───── Available data

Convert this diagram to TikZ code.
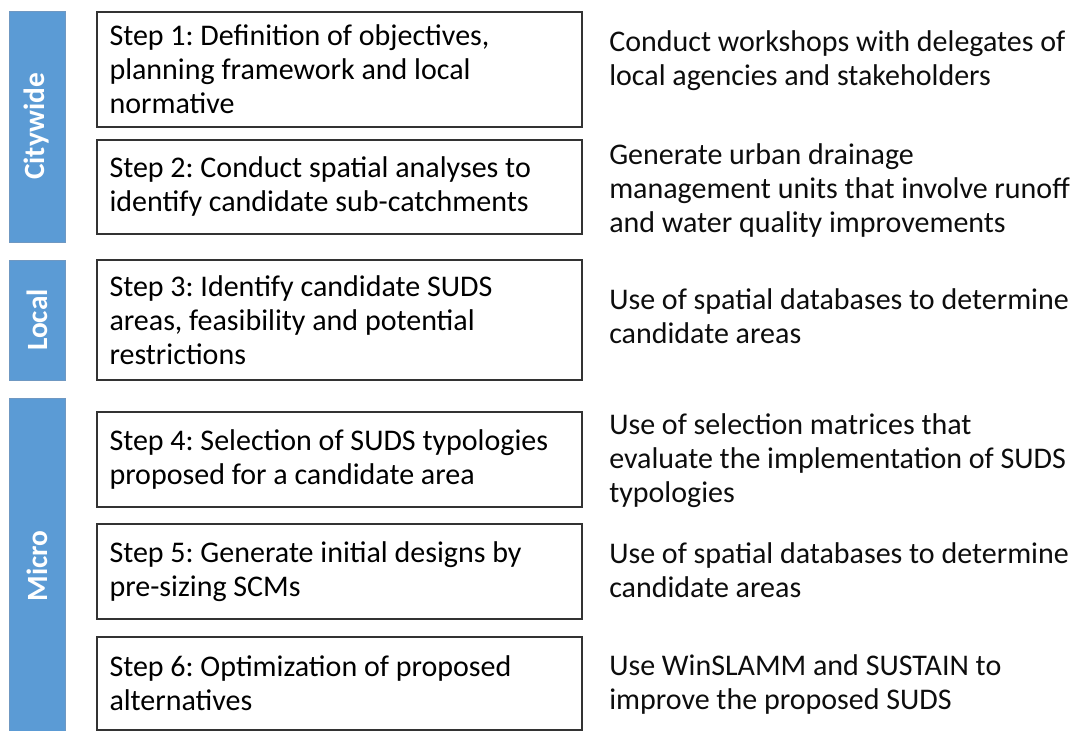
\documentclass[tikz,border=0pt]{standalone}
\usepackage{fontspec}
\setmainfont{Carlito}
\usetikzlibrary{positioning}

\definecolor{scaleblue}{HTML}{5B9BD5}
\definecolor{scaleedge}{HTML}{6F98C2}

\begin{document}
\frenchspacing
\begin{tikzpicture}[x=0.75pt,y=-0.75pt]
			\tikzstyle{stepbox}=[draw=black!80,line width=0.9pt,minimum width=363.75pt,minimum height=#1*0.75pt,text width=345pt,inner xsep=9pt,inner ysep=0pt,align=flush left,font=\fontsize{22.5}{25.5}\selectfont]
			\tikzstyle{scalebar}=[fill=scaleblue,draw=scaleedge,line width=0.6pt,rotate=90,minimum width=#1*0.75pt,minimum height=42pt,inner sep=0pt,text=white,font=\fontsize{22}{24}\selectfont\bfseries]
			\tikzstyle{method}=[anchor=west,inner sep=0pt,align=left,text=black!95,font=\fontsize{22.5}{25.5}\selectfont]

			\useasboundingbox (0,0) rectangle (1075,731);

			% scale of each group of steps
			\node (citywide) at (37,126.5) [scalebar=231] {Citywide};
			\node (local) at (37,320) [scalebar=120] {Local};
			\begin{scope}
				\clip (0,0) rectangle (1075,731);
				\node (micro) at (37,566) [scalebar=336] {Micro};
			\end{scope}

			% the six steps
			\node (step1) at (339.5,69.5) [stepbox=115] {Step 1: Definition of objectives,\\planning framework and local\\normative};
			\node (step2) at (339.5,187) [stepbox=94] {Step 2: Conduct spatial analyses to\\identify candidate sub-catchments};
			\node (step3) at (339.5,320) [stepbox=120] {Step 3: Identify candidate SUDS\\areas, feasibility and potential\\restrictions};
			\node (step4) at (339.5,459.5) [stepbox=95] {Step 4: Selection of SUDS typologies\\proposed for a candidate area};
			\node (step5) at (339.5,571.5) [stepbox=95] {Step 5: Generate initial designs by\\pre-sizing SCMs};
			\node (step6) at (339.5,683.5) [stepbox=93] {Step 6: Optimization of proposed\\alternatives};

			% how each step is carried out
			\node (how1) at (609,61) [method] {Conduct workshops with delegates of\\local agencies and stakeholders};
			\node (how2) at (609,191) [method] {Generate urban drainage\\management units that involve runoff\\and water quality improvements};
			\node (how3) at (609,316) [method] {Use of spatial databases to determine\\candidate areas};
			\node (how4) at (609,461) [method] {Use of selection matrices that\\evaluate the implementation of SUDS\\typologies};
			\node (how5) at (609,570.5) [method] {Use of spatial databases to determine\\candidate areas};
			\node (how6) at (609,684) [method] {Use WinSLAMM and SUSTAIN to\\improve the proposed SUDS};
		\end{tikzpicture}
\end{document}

──────────

Using the data above, write out every line exactly, leaving the images behind.

§ **Response below**
Convert this diagram to TikZ code.
\documentclass[tikz,border=0pt]{standalone}
\usepackage{fontspec}
\setmainfont{Carlito}
\usetikzlibrary{positioning}

\definecolor{scaleblue}{HTML}{5B9BD5}
\definecolor{scaleedge}{HTML}{6F98C2}

\begin{document}
\frenchspacing
\begin{tikzpicture}[x=0.75pt,y=-0.75pt]
			\tikzstyle{stepbox}=[draw=black!80,line width=0.9pt,minimum width=363.75pt,minimum height=#1*0.75pt,text width=345pt,inner xsep=9pt,inner ysep=0pt,align=flush left,font=\fontsize{22.5}{25.5}\selectfont]
			\tikzstyle{scalebar}=[fill=scaleblue,draw=scaleedge,line width=0.6pt,rotate=90,minimum width=#1*0.75pt,minimum height=42pt,inner sep=0pt,text=white,font=\fontsize{22}{24}\selectfont\bfseries]
			\tikzstyle{method}=[anchor=west,inner sep=0pt,align=left,text=black!95,font=\fontsize{22.5}{25.5}\selectfont]

			\useasboundingbox (0,0) rectangle (1075,731);

			% scale of each group of steps
			\node (citywide) at (37,126.5) [scalebar=231] {Citywide};
			\node (local) at (37,320) [scalebar=120] {Local};
			\begin{scope}
				\clip (0,0) rectangle (1075,731);
				\node (micro) at (37,566) [scalebar=336] {Micro};
			\end{scope}

			% the six steps
			\node (step1) at (339.5,69.5) [stepbox=115] {Step 1: Definition of objectives,\\planning framework and local\\normative};
			\node (step2) at (339.5,187) [stepbox=94] {Step 2: Conduct spatial analyses to\\identify candidate sub-catchments};
			\node (step3) at (339.5,320) [stepbox=120] {Step 3: Identify candidate SUDS\\areas, feasibility and potential\\restrictions};
			\node (step4) at (339.5,459.5) [stepbox=95] {Step 4: Selection of SUDS typologies\\proposed for a candidate area};
			\node (step5) at (339.5,571.5) [stepbox=95] {Step 5: Generate initial designs by\\pre-sizing SCMs};
			\node (step6) at (339.5,683.5) [stepbox=93] {Step 6: Optimization of proposed\\alternatives};

			% how each step is carried out
			\node (how1) at (609,61) [method] {Conduct workshops with delegates of\\local agencies and stakeholders};
			\node (how2) at (609,191) [method] {Generate urban drainage\\management units that involve runoff\\and water quality improvements};
			\node (how3) at (609,316) [method] {Use of spatial databases to determine\\candidate areas};
			\node (how4) at (609,461) [method] {Use of selection matrices that\\evaluate the implementation of SUDS\\typologies};
			\node (how5) at (609,570.5) [method] {Use of spatial databases to determine\\candidate areas};
			\node (how6) at (609,684) [method] {Use WinSLAMM and SUSTAIN to\\improve the proposed SUDS};
		\end{tikzpicture}
\end{document}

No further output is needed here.